Abstract

In a previous paper (SPE/PS-CIM/CHOA 97850), we presented our findings on a novel cyclic steam injection method that we developed. The Top-Injection Bottom- Production (TINBOP) method consists of injecting steam in the short string and producing fluid from the long string of a well. Our simulation study shows TINBOP increases oil recovery by 57–93% compared to that with conventional cyclic steam injection.

In this paper, we present results of our simulation study that compares TINBOP cyclic steam injection against steamflooding, using typical properties of the mature Lombardi reservoir, San Ardo field, California.
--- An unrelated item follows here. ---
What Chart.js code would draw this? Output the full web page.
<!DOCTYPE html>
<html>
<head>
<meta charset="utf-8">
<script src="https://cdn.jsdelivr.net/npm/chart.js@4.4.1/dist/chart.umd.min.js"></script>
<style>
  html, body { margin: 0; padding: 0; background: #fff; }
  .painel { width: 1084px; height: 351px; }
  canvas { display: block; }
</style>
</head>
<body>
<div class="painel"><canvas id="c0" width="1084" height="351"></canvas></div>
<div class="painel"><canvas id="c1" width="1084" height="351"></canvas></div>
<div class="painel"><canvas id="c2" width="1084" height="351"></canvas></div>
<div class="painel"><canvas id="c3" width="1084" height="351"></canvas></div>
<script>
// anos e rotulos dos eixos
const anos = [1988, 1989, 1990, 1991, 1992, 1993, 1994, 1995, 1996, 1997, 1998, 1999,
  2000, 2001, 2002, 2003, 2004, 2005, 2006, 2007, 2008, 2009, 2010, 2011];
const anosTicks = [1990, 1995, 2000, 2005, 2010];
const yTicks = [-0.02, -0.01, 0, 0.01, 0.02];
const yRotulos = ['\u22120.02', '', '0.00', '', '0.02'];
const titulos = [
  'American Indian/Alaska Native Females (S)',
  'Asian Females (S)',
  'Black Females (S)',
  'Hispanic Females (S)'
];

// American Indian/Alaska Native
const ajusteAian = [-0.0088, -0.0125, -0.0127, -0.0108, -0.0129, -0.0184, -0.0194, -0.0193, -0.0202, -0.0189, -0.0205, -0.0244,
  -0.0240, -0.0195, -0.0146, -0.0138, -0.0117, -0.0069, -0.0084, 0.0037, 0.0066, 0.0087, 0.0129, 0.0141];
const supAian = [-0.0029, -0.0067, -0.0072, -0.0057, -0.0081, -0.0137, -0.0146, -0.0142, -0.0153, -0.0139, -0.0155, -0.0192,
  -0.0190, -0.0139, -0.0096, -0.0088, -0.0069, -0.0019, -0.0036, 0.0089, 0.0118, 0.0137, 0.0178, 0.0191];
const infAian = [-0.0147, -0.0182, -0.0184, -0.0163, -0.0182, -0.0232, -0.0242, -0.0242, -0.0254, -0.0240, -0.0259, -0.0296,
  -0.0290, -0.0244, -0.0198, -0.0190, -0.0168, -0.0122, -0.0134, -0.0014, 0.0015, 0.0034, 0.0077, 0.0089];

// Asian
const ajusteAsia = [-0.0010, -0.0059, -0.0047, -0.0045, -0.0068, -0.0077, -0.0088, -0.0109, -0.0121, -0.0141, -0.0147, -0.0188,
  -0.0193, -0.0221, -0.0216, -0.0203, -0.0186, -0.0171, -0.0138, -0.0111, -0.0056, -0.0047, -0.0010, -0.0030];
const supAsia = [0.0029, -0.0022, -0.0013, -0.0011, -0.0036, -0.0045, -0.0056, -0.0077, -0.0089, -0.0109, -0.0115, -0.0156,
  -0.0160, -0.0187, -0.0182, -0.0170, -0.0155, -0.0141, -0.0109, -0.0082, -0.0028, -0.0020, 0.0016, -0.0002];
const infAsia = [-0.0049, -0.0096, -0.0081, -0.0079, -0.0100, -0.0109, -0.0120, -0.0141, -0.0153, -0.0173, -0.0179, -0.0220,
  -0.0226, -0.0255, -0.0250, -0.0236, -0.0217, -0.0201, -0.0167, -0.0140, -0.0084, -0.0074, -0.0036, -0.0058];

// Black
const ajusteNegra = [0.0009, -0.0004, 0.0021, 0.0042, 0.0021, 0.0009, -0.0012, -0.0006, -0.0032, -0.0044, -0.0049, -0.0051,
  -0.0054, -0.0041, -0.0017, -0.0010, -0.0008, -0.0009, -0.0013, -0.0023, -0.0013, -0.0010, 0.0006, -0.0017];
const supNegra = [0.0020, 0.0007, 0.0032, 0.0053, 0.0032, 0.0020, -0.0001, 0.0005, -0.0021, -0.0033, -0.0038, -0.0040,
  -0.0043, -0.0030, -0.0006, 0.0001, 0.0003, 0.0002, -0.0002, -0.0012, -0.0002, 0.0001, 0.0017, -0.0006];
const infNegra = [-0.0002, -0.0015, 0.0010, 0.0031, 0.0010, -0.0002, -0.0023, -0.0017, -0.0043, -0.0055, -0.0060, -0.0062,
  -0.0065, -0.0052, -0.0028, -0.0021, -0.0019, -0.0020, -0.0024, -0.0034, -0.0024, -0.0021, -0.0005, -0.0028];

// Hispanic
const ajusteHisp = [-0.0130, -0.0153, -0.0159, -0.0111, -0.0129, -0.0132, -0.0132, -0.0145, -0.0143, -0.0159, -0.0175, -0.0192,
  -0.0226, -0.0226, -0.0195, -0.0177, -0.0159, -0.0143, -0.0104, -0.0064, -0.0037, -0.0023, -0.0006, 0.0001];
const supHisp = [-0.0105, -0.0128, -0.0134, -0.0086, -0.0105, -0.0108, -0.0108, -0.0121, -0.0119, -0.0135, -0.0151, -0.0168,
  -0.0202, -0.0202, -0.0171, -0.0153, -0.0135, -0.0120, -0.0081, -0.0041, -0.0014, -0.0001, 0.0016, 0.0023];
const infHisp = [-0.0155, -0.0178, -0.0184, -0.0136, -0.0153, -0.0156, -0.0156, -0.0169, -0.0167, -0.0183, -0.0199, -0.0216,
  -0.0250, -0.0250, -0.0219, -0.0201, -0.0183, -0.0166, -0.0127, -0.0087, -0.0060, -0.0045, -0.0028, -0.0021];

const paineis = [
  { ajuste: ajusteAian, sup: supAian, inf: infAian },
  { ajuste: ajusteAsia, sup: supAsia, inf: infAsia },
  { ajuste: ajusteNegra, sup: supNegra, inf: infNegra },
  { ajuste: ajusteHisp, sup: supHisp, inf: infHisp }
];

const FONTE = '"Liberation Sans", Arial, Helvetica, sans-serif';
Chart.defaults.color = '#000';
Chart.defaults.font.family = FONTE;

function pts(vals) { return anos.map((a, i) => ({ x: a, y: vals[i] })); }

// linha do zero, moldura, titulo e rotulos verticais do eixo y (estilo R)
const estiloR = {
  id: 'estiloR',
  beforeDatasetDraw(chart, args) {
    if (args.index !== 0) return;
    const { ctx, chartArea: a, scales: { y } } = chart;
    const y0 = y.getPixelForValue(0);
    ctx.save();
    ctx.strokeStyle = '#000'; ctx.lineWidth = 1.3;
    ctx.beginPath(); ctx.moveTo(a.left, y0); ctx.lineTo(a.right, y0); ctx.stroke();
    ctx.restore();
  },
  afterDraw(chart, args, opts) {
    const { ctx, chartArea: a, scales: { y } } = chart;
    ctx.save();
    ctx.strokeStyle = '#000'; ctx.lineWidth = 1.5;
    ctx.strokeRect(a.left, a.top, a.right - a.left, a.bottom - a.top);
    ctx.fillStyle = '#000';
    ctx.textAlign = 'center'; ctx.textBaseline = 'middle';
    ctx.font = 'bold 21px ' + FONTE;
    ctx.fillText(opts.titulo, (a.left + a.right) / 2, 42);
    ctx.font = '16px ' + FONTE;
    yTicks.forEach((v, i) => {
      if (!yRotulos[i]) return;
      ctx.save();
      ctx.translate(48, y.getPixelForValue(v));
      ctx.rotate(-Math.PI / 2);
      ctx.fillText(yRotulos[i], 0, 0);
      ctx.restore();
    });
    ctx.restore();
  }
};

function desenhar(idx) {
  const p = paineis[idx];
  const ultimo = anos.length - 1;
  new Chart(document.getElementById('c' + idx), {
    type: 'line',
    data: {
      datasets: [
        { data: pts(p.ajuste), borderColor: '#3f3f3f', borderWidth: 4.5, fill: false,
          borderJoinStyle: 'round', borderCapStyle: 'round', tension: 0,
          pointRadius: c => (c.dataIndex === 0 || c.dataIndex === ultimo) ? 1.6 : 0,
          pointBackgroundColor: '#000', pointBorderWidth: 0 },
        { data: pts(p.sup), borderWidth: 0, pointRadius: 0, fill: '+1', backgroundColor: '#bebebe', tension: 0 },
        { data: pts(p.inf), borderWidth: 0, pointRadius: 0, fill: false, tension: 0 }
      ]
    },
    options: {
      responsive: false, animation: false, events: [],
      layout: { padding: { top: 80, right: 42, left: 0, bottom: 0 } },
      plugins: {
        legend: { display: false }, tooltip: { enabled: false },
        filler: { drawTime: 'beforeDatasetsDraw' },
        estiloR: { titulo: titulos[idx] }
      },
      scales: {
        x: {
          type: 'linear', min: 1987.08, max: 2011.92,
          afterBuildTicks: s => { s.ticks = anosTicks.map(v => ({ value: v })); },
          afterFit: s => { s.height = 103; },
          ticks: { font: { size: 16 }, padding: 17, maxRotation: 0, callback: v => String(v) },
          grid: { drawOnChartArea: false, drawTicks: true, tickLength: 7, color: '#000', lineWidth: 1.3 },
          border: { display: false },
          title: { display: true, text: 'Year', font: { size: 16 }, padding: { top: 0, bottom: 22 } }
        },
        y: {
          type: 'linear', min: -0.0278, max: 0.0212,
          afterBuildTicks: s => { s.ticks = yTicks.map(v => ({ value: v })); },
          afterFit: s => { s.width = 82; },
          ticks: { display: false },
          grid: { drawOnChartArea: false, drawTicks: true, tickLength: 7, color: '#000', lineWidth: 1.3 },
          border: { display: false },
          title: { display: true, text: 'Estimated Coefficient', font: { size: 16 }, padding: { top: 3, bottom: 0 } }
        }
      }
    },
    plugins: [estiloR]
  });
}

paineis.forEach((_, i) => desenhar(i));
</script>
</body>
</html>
The field contains heavy oil of 11 °API and insitu viscosity of 3000 cp. A 30?30?20 Cartesian model is used that represents one-eight of a 10-acre inverted 5-spot pattern. A total 37 years are simulated: 17 years under natural depletion followed by 20 years steamflooding or 20 years TINBOP (with the same amount of steam injected).

Simulation results indicate TINBOP cyclic steam injection enhances oil recovery to 76% OOIP compared to that with conventional steamflooding, 69% OOIP. The workover cost to convert an existing well to a TINBOP well appears relatively small compared to the gain in oil recovery.

Introduction

Heavy and extra-heavy oil resources are estimated to be more than 2.5 trillion STB. The vast resources of the Orinoco and Canada extra-heavy oil or bitumen regions are well documented, and offer large targets for in-situ and surface ecovery techniques. Potential recoverable heavy and extraheavy is estimated to be 856 MMSTB with current technology.

There are two forms of steam injection, steamflooding or steam drive, and cyclic steam injection or stimulation (CSS) or huff-and-puff. In steamflooding, steam is continuously injected into fixed well patterns of injection wells, while fluids are produced in designated wells. Depending on the reservoir properties and pattern, steamflooding oil recovery factor may be as high as some 60% of original oil-in-place (OOIP) [1]. In cyclic steam injection, the primary objective is to reduce the oil viscosity near the vicinity of the wellbore. Oil recovery factors with CSS are generally lower, typically less than 15% OOIP [1].

Steam Over-Ride

The main factor that adversely affects oil recovery under steamflooding is steam over-ride, particularly in mature steamfloods. As shown in Fig. 1, as a result of gravity segregation, the injected steam quickly rises to the top of the reservoir, by-passing the oil below it [1]. The steam is preferentially produced at the production well because of its significantly lower viscosity. In mature steamfloods, the overlying steam region (steam chest) may extend throughout the field. Only a thin layer of oil near the oil-steam interface is directly heated by the steam. This heated oil layer then slowly drains to the production well by gravity. Steam-override is practically unavoidable. The objective of steam management is to maximize oil recovery and minimize steam injection cost.

How can we accelerate and increase the recovery of the "cold" oil underlying the steam chest? We have developed a novel method (TINBOP) which attempts to do exactly this.